Object description
British boy seaman trained aboard HMS Impregnable and HMS Ganges in GB, 1917-1918; served as boy telegraphist aboard HMS Donegal in Atlantic, 1918
Content description
REEL 1 Background in Manchester, 1901-1917: father's employment; family; education; work as apprentice fitter at Lancashire Dynamo and Motor Coy; reasons for leaving apprenticeship. REEL 2 Continues: payment in munitions work; employment in cotton warehouse; enlistment in Royal Navy at Deansgate recruitment office; rationing and use of allotments. REEL 3 Continues: character of blackouts; German Zeppelin raids. Recollections of training as boy seaman aboard training ship HMS Impregnable, Plymouth, 9/1917-1/1918: reception on arrival at training ship; behaviour of instructors; daily routine including stowing hammocks, breakfast and deck scrubbing; holy-stoning decks and brasswork.

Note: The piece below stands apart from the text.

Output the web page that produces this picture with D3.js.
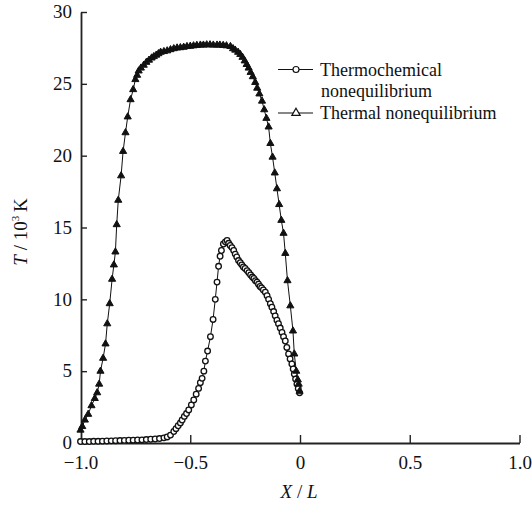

REEL 4 Continues: cleaning ship on Saturday mornings; character of Captain's inspection on Sunday; breakfast on board; attending seamanship classes. REEL 5 Continues: continuing education; boat work; anchor drill; examinations to determine naval occupations; swimming instruction and test; educational and recreational activities; lack of privacy. REEL 6 Continue: role of instructor boys; strict maintenance of discipline; kit issue and boy's attitude towards it; adapting uniforms; story of issue of tropical kit in Far East, 1919. REEL 7 Continues: Aspects of training as boy telegraphist at HMS Ganges, Shotley, 1/1918- 2/1918: character of wireless and telegraphy; messing and sleeping arrangements; night patrols to maintain discipline; types of radio sets; daily routine; 'make and mend' days; German Zeppelin raids and use of air raid shelters. REEL 8 Continues: Aspects of voyage across Atlantic aboard Alsation, 3/1918-6/1918: watching US Independence Day festivities; relations with American Marines during journey on troopship from New York to Halifax Aspects of operations as boy telegraphist aboard HMS Donegal in Atlantic, 1918-1919, coaling ship; organisation of canteen messing. REEL 9 Continues: duties of cooks of the day; typical meals; inadequacy of messing allowance; comparison between canteen and general messing; buying extra food to supplement canteen; question of wastage of food in barracks. REEL 10 Continues: Spanish influenza epidemic during convoy escort duties; memories on Armistice, 11/11/1918. Period in Victory Barracks, Portsmouth, 1919: life in barracks; discipline in barracks; shore leave in Portsmouth.